This essay, authored by Allia Calkins ’16, appeared in the Fall 2013 print issue.
In a 2012 interview with Dr. Bassem Youssef, Jon Stewart declared, “one thing [Jews and Muslims] probably share is that going to your mother as a heart surgeon and saying ‘yeah, I think I’m going to be a comedian’ would be a problem.” Stewart was expressing his disbelief that Youssef, an accomplished Egyptian cardiothoracic surgeon, was giving up his hospital career to produce a satiric news program entitled Albernameg (The Program). Through his television show, Youssef uses sarcasm to voice the opinions of average Egyptians amidst Egypt’s ongoing democratic transition. In doing so, Youssef lends himself not only to comparisons with satirical king Jon Stewart, but also, to prosecution. Over the last 200+ years, the United States has developed a relatively stable government that is confident enough to open itself to satirical critique. Egypt, on the other hand, is currently undergoing the process of democratization. Its leaders are not used to the power that free speech provides its people, and satire – rather than serving as a platform for entertaining, light-hearted criticism – is instead viewed as a threat to government influence and stability.

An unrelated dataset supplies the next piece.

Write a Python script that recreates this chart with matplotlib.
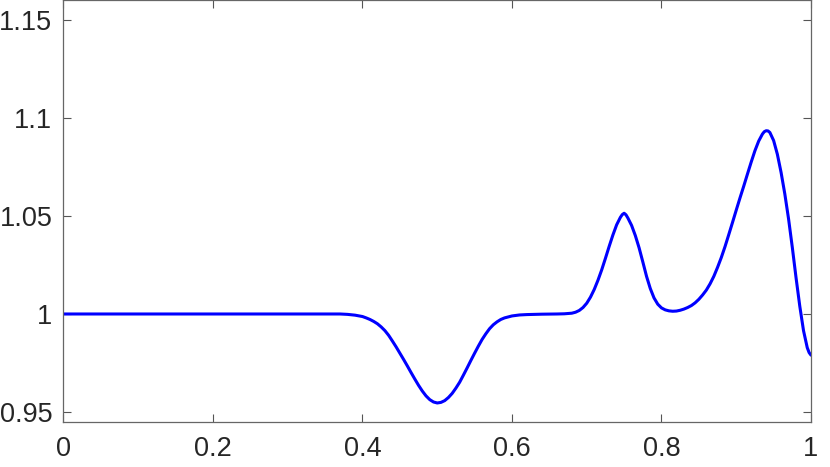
import numpy as np
import matplotlib
matplotlib.use("Agg")
import matplotlib.pyplot as plt
from matplotlib.ticker import FuncFormatter

# values
x_vals = [0.0, 0.1, 0.2, 0.3, 0.35, 0.37, 0.38, 0.39, 0.40, 0.405, 0.41, 0.415,
          0.42, 0.425, 0.43, 0.435, 0.44, 0.445, 0.45, 0.455, 0.46, 0.465,
          0.47, 0.475, 0.48, 0.485, 0.49, 0.495, 0.50, 0.505, 0.51, 0.515,
          0.52, 0.525, 0.53, 0.535, 0.54, 0.545, 0.55, 0.555, 0.56, 0.565,
          0.57, 0.575, 0.58, 0.585, 0.59, 0.60, 0.61, 0.62, 0.64, 0.66, 0.67,
          0.68, 0.685, 0.69, 0.695, 0.70, 0.705, 0.71, 0.715, 0.72, 0.725,
          0.73, 0.735, 0.74, 0.745, 0.7475, 0.75, 0.7525, 0.755, 0.76, 0.765,
          0.77, 0.775, 0.78, 0.785, 0.79, 0.795, 0.80, 0.805, 0.81, 0.815,
          0.82, 0.825, 0.83, 0.835, 0.84, 0.845, 0.85, 0.855, 0.86, 0.865,
          0.87, 0.875, 0.88, 0.885, 0.89, 0.895, 0.90, 0.905, 0.91, 0.915,
          0.92, 0.925, 0.93, 0.935, 0.9375, 0.94, 0.9425, 0.945, 0.95, 0.955,
          0.96, 0.965, 0.97, 0.975, 0.98, 0.985, 0.99, 0.995, 0.9975, 1.0]
y_vals = [1.0, 1.0, 1.0, 1.0, 1.0, 1.0, 0.9998, 0.9994, 0.9987, 0.9980, 0.9972,
          0.9962, 0.9950, 0.9934, 0.9915, 0.9891, 0.9862, 0.9832, 0.9800,
          0.9768, 0.9735, 0.9701, 0.9668, 0.9636, 0.9607, 0.9582, 0.9563,
          0.9551, 0.9546, 0.9549, 0.9558, 0.9574, 0.9595, 0.9622, 0.9652,
          0.9688, 0.9725, 0.9763, 0.9800, 0.9836, 0.9870, 0.9899, 0.9925,
          0.9945, 0.9960, 0.9972, 0.9980, 0.9990, 0.9995, 0.9997, 0.9999,
          1.0, 1.0001, 1.0004, 1.0009, 1.0018, 1.0033, 1.0055, 1.0086, 1.0125,
          1.0172, 1.0225, 1.0284, 1.0345, 1.0403, 1.0455, 1.0493, 1.0507,
          1.0514, 1.0506, 1.0490, 1.0452, 1.0400, 1.0338, 1.0266, 1.0192,
          1.0130, 1.0082, 1.0050, 1.0031, 1.0021, 1.0016, 1.0014, 1.0015,
          1.0019, 1.0025, 1.0033, 1.0043, 1.0057, 1.0075, 1.0097, 1.0122,
          1.0154, 1.0192, 1.0238, 1.0288, 1.0344, 1.0405, 1.0467, 1.0530,
          1.0592, 1.0652, 1.0714, 1.0775, 1.0833, 1.0882, 1.0918, 1.0930,
          1.0935, 1.0934, 1.0926, 1.0885, 1.0815, 1.0722, 1.0612, 1.0485,
          1.0340, 1.0185, 1.0040, 0.9915, 0.9828, 0.9803, 0.9790]

x_ticks = [0, 0.2, 0.4, 0.6, 0.8, 1]
y_ticks = [0.95, 1.0, 1.05, 1.1, 1.15]

plt.rcParams['font.family'] = ['Liberation Sans', 'DejaVu Sans']

fig = plt.figure(figsize=(8.3, 4.67), dpi=100)
ax = fig.add_axes([0.0765, 0.0964, 0.9006, 0.9036])

ax.plot(x_vals, y_vals, color=(0, 0, 1), lw=2.2,
        solid_joinstyle='round', solid_capstyle='round')

ax.set_xlim(0, 1)
ax.set_ylim(0.9449, 1.1602)
ax.set_xticks(x_ticks)
ax.set_yticks(y_ticks)
fmt = FuncFormatter(lambda v, p: '%g' % round(v, 3))
ax.xaxis.set_major_formatter(fmt)
ax.yaxis.set_major_formatter(fmt)

ax.tick_params(direction='in', length=6, width=0.8, top=True, right=True,
               color='#555555', labelcolor='#262626', labelsize=19.5)
ax.tick_params(axis='x', pad=10)
ax.tick_params(axis='y', pad=8)
for s in ax.spines.values():
    s.set_color('#666666')
    s.set_linewidth(0.9)

fig.savefig('out.png', dpi=100)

Youssef regularly pokes fun at the Egyptian government, and has suffered for it. When Mohammed Morsi was in power, for example, Youssef imitated him and his grandiose style, and gave voice to many of Egyptian citizens’ government criticisms. Youssef was subsequently arrested and charged with “insulting the president, denigrating Islam, and undermining security.” In arresting him, the Egyptian government demonstrated its discomfort with free speech and Egypt’s status as an infantile democracy. At the same time, however, Youssef became aware of just how powerful his voice was, and began to branch out beyond television. Like many other Egyptians, for example, he began to utilize Twitter as an outlet for his opinions. During the protests against President Morsi, Youssef used his Twitter account to join many of his fellow citizens in demanding Morsi’s resignation. Youssef also started publishing op-ed columns in Egyptian news media. In one column, he expressly stated, “I will take one side, for there is no room for lenient and undecided stances. I have decided I will take the side of the Brotherhood.” This column, remarkably free of sarcasm and humor, is titled “Egypt: The Destruction of a Nation.” It brings to mind moments on The Daily Show when Jon Stewart shifts his tone and uses his show to seriously address issues.

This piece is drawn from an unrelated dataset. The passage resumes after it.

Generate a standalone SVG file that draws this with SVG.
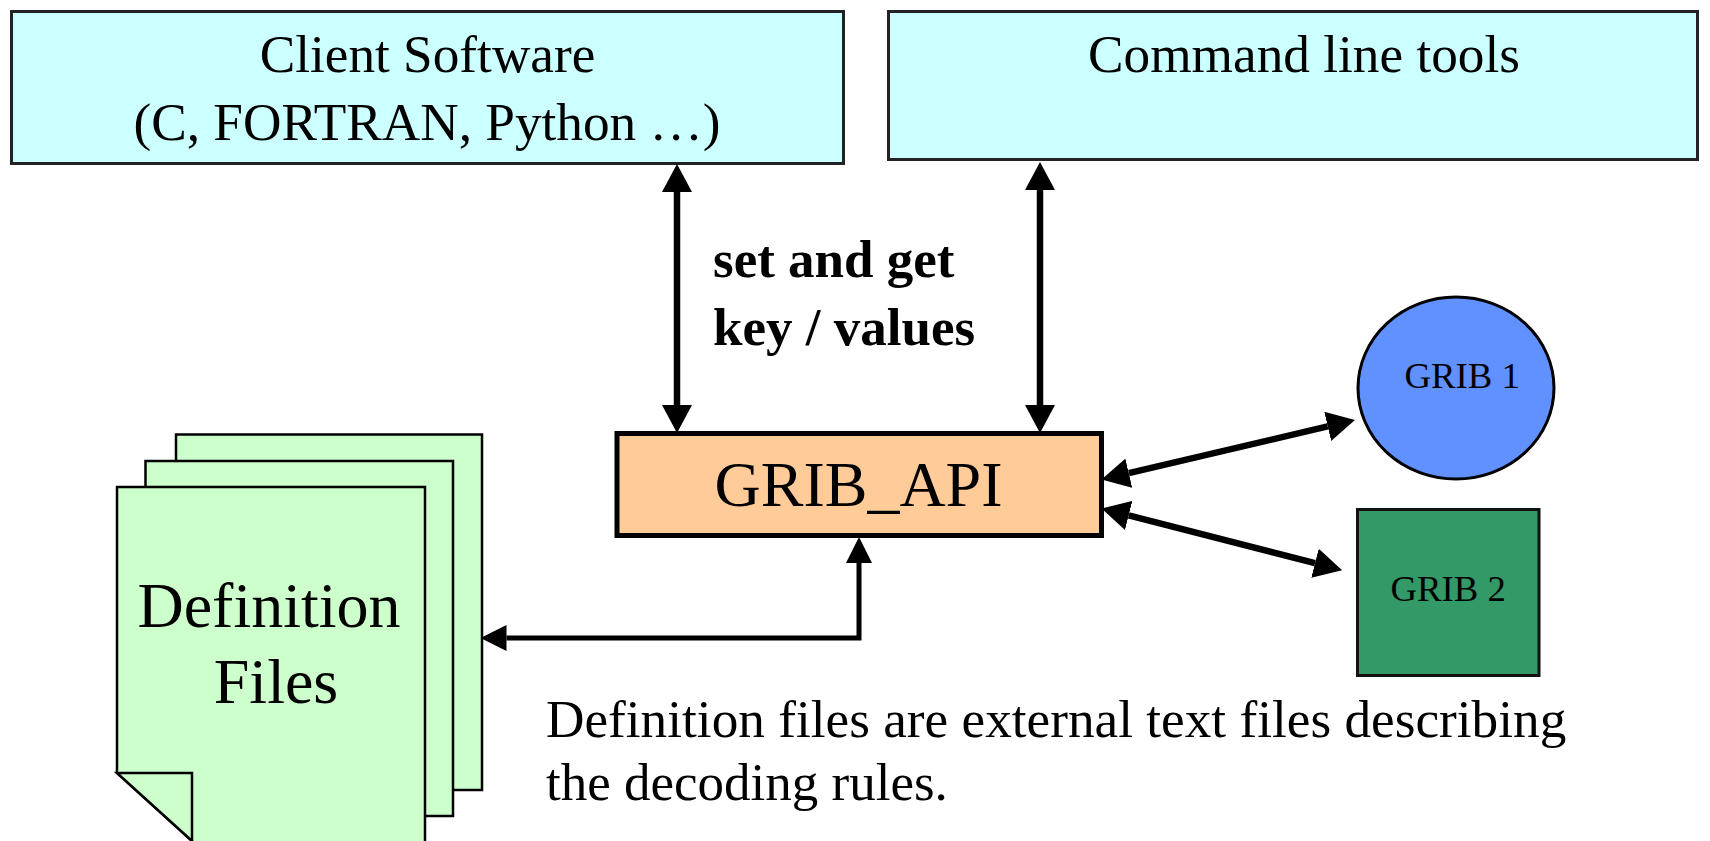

As the ousting of President Morsi demonstrated, Egypt has to form a stable government that can withstand negative critique by its citizens. Albernameg has been on hiatus since Morsi’s downfall, and military curfews will make it difficult for the show to resume for some time. As Egypt moves into its next phase of government, it remains to be seen how it will respond to Youssef and his contemporaries. One thing, however, is clear: Youssef will not stop paving the way towards a truly democratic society in Egypt. “If I choose today to tone it down,” Youssef told John Stewart, “tomorrow, we will be forced to.”